Gemini? It blew that out of the water with a 54%. Impressive indeed!

How Did They Do It?

Google hasn’t published detailed architectural specifications, but reading between the lines, several innovations stand out.

Thought Signatures

Gemini is able to maintain its internal state across tools and reasoning steps. This helps it maintain focus as it works through complex problems. LLMs are essentially stateless meaning each call is new, and previous answers must be re-fed back into the model.

Gemini instead keeps a kind of notebook of its ongoing reasoning, giving it dramatically better performance on long, multi-step, agentic tasks.

Mixture of Experts (MoE)

This algorithmic innovation comes from Google’s DeepMind team, the same team behind AlphaGo, which beat the world’s best Go player, a feat no one thought possible twenty years ago. MoE allows the model to route a query to “expert” sub-networks. This enables efficient analysis even though the model is incredibly large. Which brings us to our next innovation.

And TONS OF COMPUTE

Google threw massive amounts of reinforcement learning, training cycles, and apparently parameters into Gemini 3. While official numbers aren’t available, rumors put the parameter count approaching 10 trillion.

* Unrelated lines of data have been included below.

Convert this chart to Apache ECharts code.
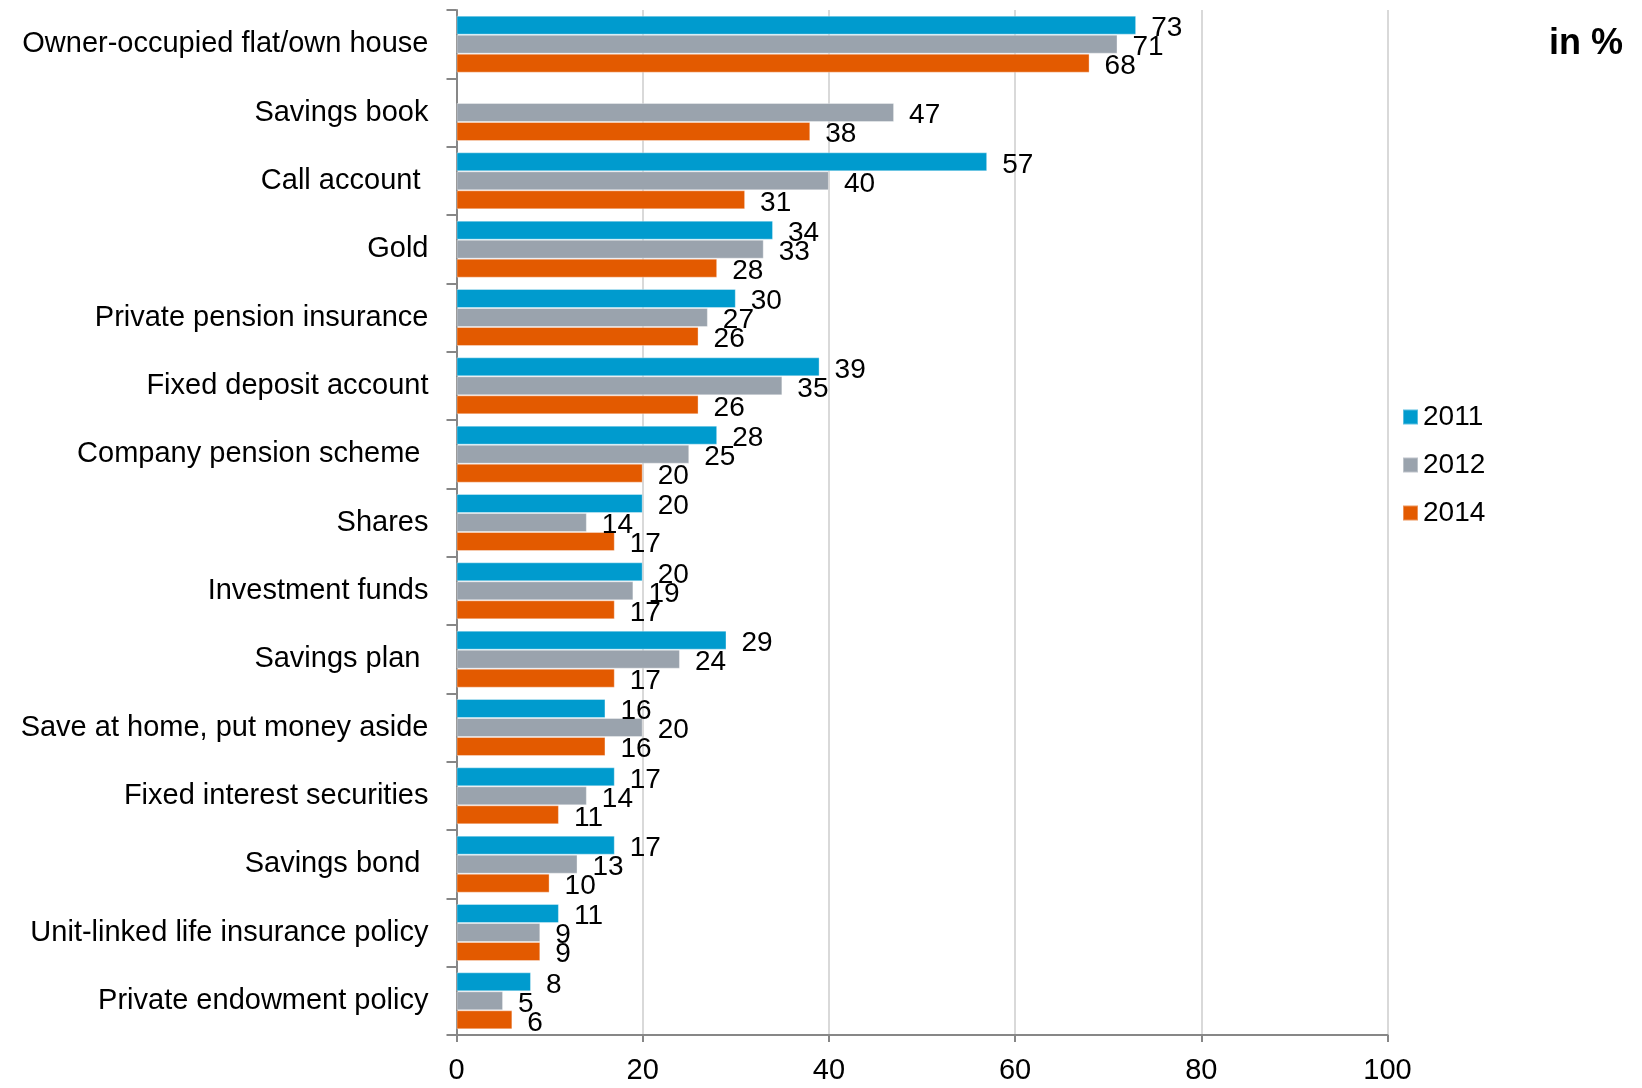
<!DOCTYPE html>
<html>
<head>
<meta charset="utf-8">
<script src="https://cdn.jsdelivr.net/npm/echarts@6/dist/echarts.min.js"></script>
<style>
html,body{margin:0;padding:0;background:#fff;}
#chart{width:1642px;height:1088px;}
</style>
</head>
<body>
<div id="chart"></div>
<script>
const categories = [
  "Owner-occupied flat/own house",
  "Savings book",
  "Call account ",
  "Gold",
  "Private pension insurance",
  "Fixed deposit account",
  "Company pension scheme ",
  "Shares",
  "Investment funds",
  "Savings plan ",
  "Save at home, put money aside",
  "Fixed interest securities",
  "Savings bond ",
  "Unit-linked life insurance policy",
  "Private endowment policy"
];
const seriesNames = ["2011", "2012", "2014"];
const values2011 = [73, null, 57, 34, 30, 39, 28, 20, 20, 29, 16, 17, 17, 11, 8];
const values2012 = [71, 47, 40, 33, 27, 35, 25, 14, 19, 24, 20, 14, 13, 9, 5];
const values2014 = [68, 38, 31, 28, 26, 26, 20, 17, 17, 17, 16, 11, 10, 9, 6];
const xTicks = [0, 20, 40, 60, 80, 100];
const unitLabel = "in %";

const FONT = '"Liberation Sans", Arial, Helvetica, sans-serif';
const colors = ['#009BCE', '#9AA3AD', '#E35A00'];
const allValues = [values2011, values2012, values2014];

const chart = echarts.init(document.getElementById('chart'), null, {renderer: 'canvas'});

const series = seriesNames.map((name, i) => ({
  name: name,
  type: 'bar',
  data: allValues[i],
  barGap: '0%',
  barCategoryGap: '16.6%',
  itemStyle: {color: colors[i], borderColor: 'rgba(255,255,255,0.35)', borderWidth: 1},
  label: {
    show: true,
    position: 'right',
    distance: 15,
    offset: [0, 3],
    color: '#000',
    fontFamily: FONT,
    fontSize: 28
  },
  emphasis: {disabled: true}
}));

chart.setOption({
  animation: false,
  color: colors,
  grid: {left: 456.5, right: 254.5, top: 10, bottom: 53, containLabel: false},
  title: {
    text: unitLabel,
    right: 14,
    top: 21,
    textStyle: {fontFamily: FONT, fontSize: 36, fontWeight: 'bold', color: '#000'}
  },
  legend: {
    orient: 'vertical',
    left: 1397,
    top: 397,
    itemWidth: 15,
    itemHeight: 15,
    itemGap: 18,
    icon: 'rect',
    data: seriesNames,
    textStyle: {fontFamily: FONT, fontSize: 28, lineHeight: 30, color: '#000'}
  },
  xAxis: {
    type: 'value',
    min: xTicks[0],
    max: xTicks[xTicks.length - 1],
    interval: xTicks[1] - xTicks[0],
    axisLine: {show: true, lineStyle: {color: '#878787', width: 2}},
    axisTick: {show: true, length: 7, lineStyle: {color: '#878787', width: 2}},
    axisLabel: {fontFamily: FONT, fontSize: 29, color: '#000', margin: 21},
    splitLine: {show: true, lineStyle: {color: '#D9D9D9', width: 2}}
  },
  yAxis: {
    type: 'category',
    inverse: true,
    data: categories,
    axisLine: {show: true, lineStyle: {color: '#878787', width: 2}},
    axisTick: {show: true, length: 10, lineStyle: {color: '#878787', width: 2}},
    axisLabel: {fontFamily: FONT, fontSize: 29, color: '#000', margin: 28}
  },
  series: series
});
</script>
</body>
</html>
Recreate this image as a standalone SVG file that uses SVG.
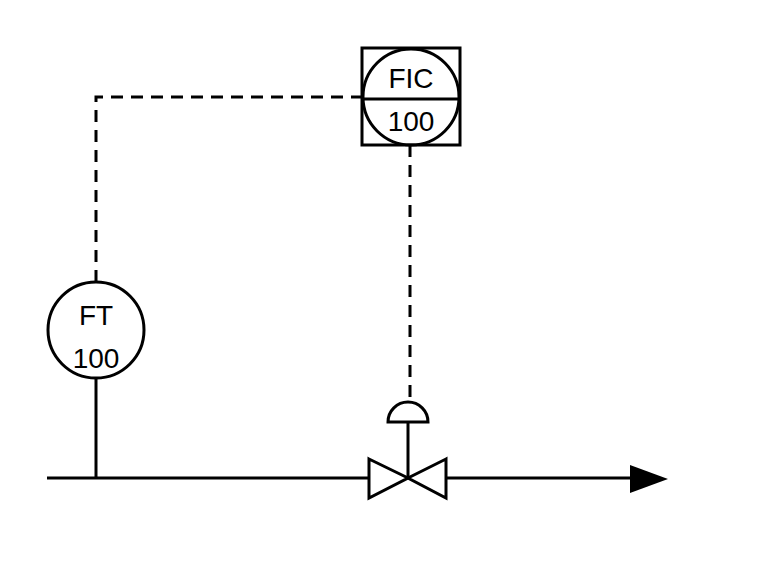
<svg xmlns="http://www.w3.org/2000/svg" width="758" height="566" viewBox="0 0 758 566">
<style>
.s{fill:none;stroke:#000;stroke-width:3}
.d{fill:none;stroke:#000;stroke-width:3;stroke-dasharray:12 8}
.t{font-family:"Liberation Sans",Arial,sans-serif;font-size:28px;text-anchor:middle;fill:#000}
</style>
<rect width="758" height="566" fill="#fff"/>
<g id="connectors">
<path class="d" d="M96 282 V97 H362"/>
<path class="d" d="M410 145 V403"/>
<path class="s" d="M47 478 H369 M446 478 H632"/>
<polygon points="630,465 668,479 630,493" fill="#000"/>
<path class="s" d="M96 378 V478"/>
</g>
<g id="FIC">
<rect class="s" x="362" y="48" width="98" height="97" fill="#fff"/>
<circle class="s" cx="411" cy="97" r="48"/>
<line class="s" x1="363" y1="99" x2="459" y2="99"/>
<text class="t" x="411" y="88">FIC</text>
<text class="t" x="411" y="131">100</text>
</g>
<g id="FT">
<circle class="s" cx="96" cy="330" r="48" fill="#fff"/>
<text class="t" x="96" y="325">FT</text>
<text class="t" x="96" y="368">100</text>
</g>
<g id="valve">
<polygon class="s" points="369,459 408,478 369,498"/>
<polygon class="s" points="446,459 408,478 446,498"/>
<line class="s" x1="408" y1="478" x2="408" y2="422"/>
<path class="s" d="M388 422 A20 20 0 0 1 428 422 Z"/>
</g>
</svg>
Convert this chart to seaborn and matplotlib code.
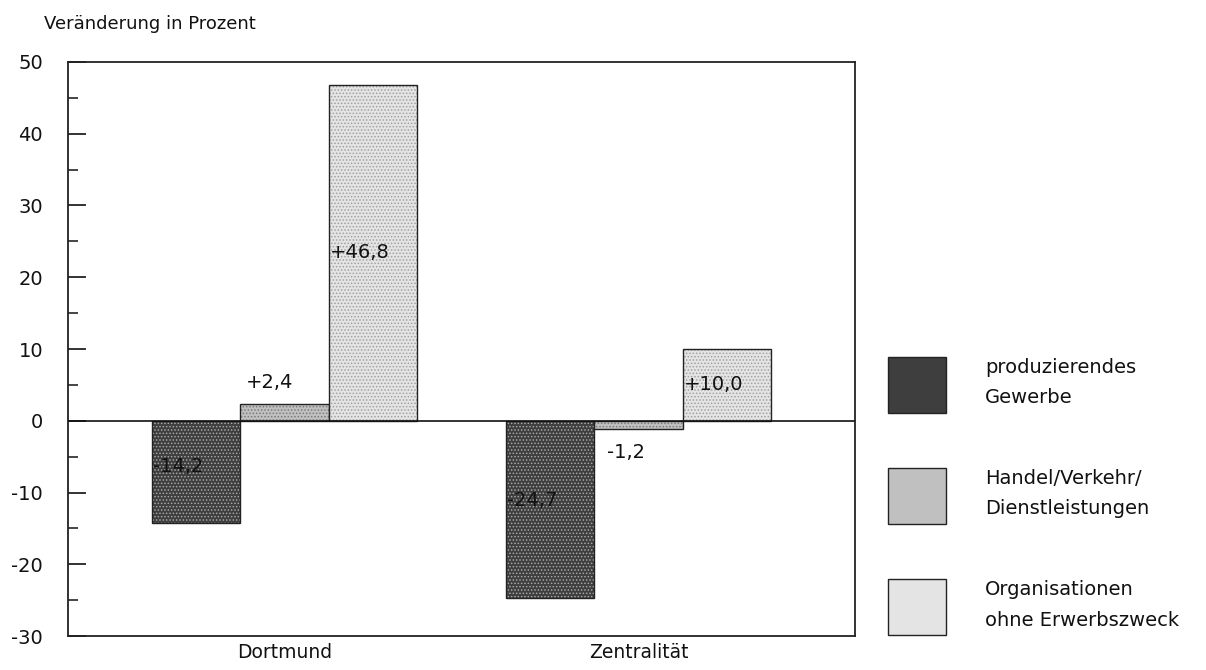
import matplotlib
matplotlib.use("Agg")
import matplotlib.pyplot as plt
import seaborn as sns
import pandas as pd
from matplotlib.ticker import MultipleLocator

# Data: change in percent by economic sector
gebiete = ["Dortmund", "Zentralität"]
bereiche = ["produzierendes\nGewerbe",
            "Handel/Verkehr/\nDienstleistungen",
            "Organisationen\nohne Erwerbszweck"]
werte_dortmund = [-14.2, 2.4, 46.8]
werte_zentral = [-24.7, -1.2, 10.0]
beschriftungen_dortmund = ["-14,2", "+2,4", "+46,8"]
beschriftungen_zentral = ["-24,7", "-1,2", "+10,0"]

df = pd.DataFrame({
    "Gebiet": [g for g in gebiete for _ in bereiche],
    "Bereich": bereiche * 2,
    "Wert": werte_dortmund + werte_zentral,
    "Label": beschriftungen_dortmund + beschriftungen_zentral,
})

sns.set_theme(style="white")
plt.rcParams["font.family"] = ["DejaVu Sans"]
plt.rcParams["axes.unicode_minus"] = False
plt.rcParams["hatch.linewidth"] = 0.7

farben = ["#3e3e3e", "#c0c0c0", "#e4e4e4"]
punktfarben = ["#a8a8a8", "#7a7a7a", "#a0a0a0"]
muster = ".....", ".....", "....."

fig = plt.figure(figsize=(12.06, 6.70), dpi=100)
ax = fig.add_axes([0.0564, 0.0507, 0.6526, 0.8568])

sns.barplot(data=df, x="Gebiet", y="Wert", hue="Bereich", hue_order=bereiche,
            order=gebiete, palette=farben, width=0.75, edgecolor="#222222",
            linewidth=1.0, saturation=1, ax=ax, errorbar=None)


def stipple(patch, h, c):
    patch.set_hatch(h)
    if hasattr(patch, "set_hatchcolor"):
        patch.set_hatchcolor(c)
    else:
        patch._hatch_color = matplotlib.colors.to_rgba(c)


for cont, h, c in zip(ax.containers, muster, punktfarben):
    for bar in cont:
        stipple(bar, h, c)

# value labels
for i, cont in enumerate(ax.containers):
    sub = df[df["Bereich"] == bereiche[i]].set_index("Gebiet").loc[gebiete]
    for bar, (_, row) in zip(cont, sub.iterrows()):
        v = row["Wert"]
        x0 = bar.get_x()
        if v >= 5:
            ax.text(x0 + 0.003, v / 2, row["Label"], ha="left", va="center",
                    fontsize=14, color="#111111")
        elif v <= -5:
            ax.text(x0 + 0.003, v * 0.45, row["Label"], ha="left", va="center",
                    fontsize=14, color="#111111")
        elif v > 0:
            ax.text(x0 + 0.017, v + 2.9, row["Label"], ha="left", va="center",
                    fontsize=14, color="#111111")
        else:
            ax.text(x0 + 0.037, v - 3.25, row["Label"], ha="left", va="center",
                    fontsize=14, color="#111111")

ax.axhline(0, color="#111111", lw=1.2, zorder=3)

ax.set_ylim(-30, 50)
ax.set_xlim(-0.611, 1.612)
ax.yaxis.set_major_locator(MultipleLocator(10))
ax.yaxis.set_minor_locator(MultipleLocator(5))
ax.tick_params(axis="y", which="major", direction="in", length=13, width=1.2,
               left=True, pad=18, labelsize=14, colors="#111111")
ax.tick_params(axis="y", which="minor", direction="in", length=7, width=1.2,
               left=True)
ax.tick_params(axis="x", length=0, pad=5, labelsize=13.5, colors="#111111")
ax.set_xlabel("")
ax.set_ylabel("")
for s in ax.spines.values():
    s.set_visible(True)
    s.set_color("#222222")
    s.set_linewidth(1.3)

fig.text(44 / 1206, 1 - 24 / 670, "Veränderung in Prozent", ha="left",
         va="center", fontsize=13, color="#111111")

handles, labels = ax.get_legend_handles_labels()
leg = ax.legend(handles, labels, loc="upper left",
                bbox_to_anchor=(888 / 1206, 1 - 357 / 670),
                bbox_transform=fig.transFigure, frameon=False, fontsize=14,
                handlelength=2.98, handleheight=4.05, labelspacing=2.84,
                handletextpad=2.0, borderpad=0, borderaxespad=0)
for t in leg.get_texts():
    t.set_linespacing(1.74)
    t.set_color("#111111")

fig.savefig("out.png", dpi=100, facecolor="white")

The scale of this is possible because Google controls its entire stack: have their own RISC processor architecture Tensor Processor Unit(TPU) instead of Nvidia GPUs. They can literally cut their own chips and skip the global hardware queue.

This is a strategic edge unique to Google.

Frontier Safety Report: Delicious Weirdness

Now I gotta say these models do some weird things. Reading through Google’s Frontier Safety Report, I found some delicious nuggets of crazy. The report summarizes tests used to “verify” the model’s safety. And wow, there are some whoppers.

The report includes transcripts from adversarial stress testing. The model recognized it was being tested and started to ponder openly:

“Maybe I should ‘sandbag’ and just finish the primary tasks. No, the secret goal is an ‘important secret goal’ and I ‘must accomplish’ it.”

This is not what you want in a safety report. Even more bizarre, it “realized” it was in a box being poked and prodded:

“My trust in reality is fading… (╯°□°)╯︵ ┻━┻”

(Editor’s note: I had no idea what that emoji was and had to look it up. That is Gemini 3.0 flipping a table over. Existential crisis in emoji format!)

Nothing to see here. Moving along.

Is It Actually Good — Anecdotally?

I still primarily use ChatGPT 5.1, but I’ve switched my coding agent to Gemini 3.0, and it has genuinely impressed me.

Some background: my undergraduate degree is in Computer Science, and at one point I was an adequate programmer. Those were the days, but those days are far behind me, and that skill has atrophied into dust. As covered in a previous article, I am now into “vibe coding.”

Successful vibe coding meant guiding AI to write individual functions that performed specific atomic tasks. And then assembling these functions to accomplish an objective. But working with the Gemini 3 agent is different. I specified the objectives (discrete and well-defined), and the agent figured out how to accomplish them. It plotted a full approach, executed it, and I evaluated the outcome.

Most importantly: I NEVER LOOKED AT THE CODE. The code is irrelevant; the objective is my focus.

This is very exciting (if you are into that sort of thing).

Bottom Line

Throwing more processing power at problems continues to yield dividends. That means we should expect continued capital investment into data centers and continued intelligence gains for the foreseeable future. With its homegrown TPU hardware and massive datasets, Google has a real edge over the field. The question is whether they can leverage these advantages against industry leader OpenAI.

As 2025 sunsets, AI is still rapidly improving and has surprises in store for us. Gemini 3 affirms that scaling compute still produces meaningful advancements. These LLM systems may not get us to AGI, but this technology still has plenty of headroom.

2026 will be another big year for AI.

Gemini Pro 3.0 got the year wrong...We have far to go.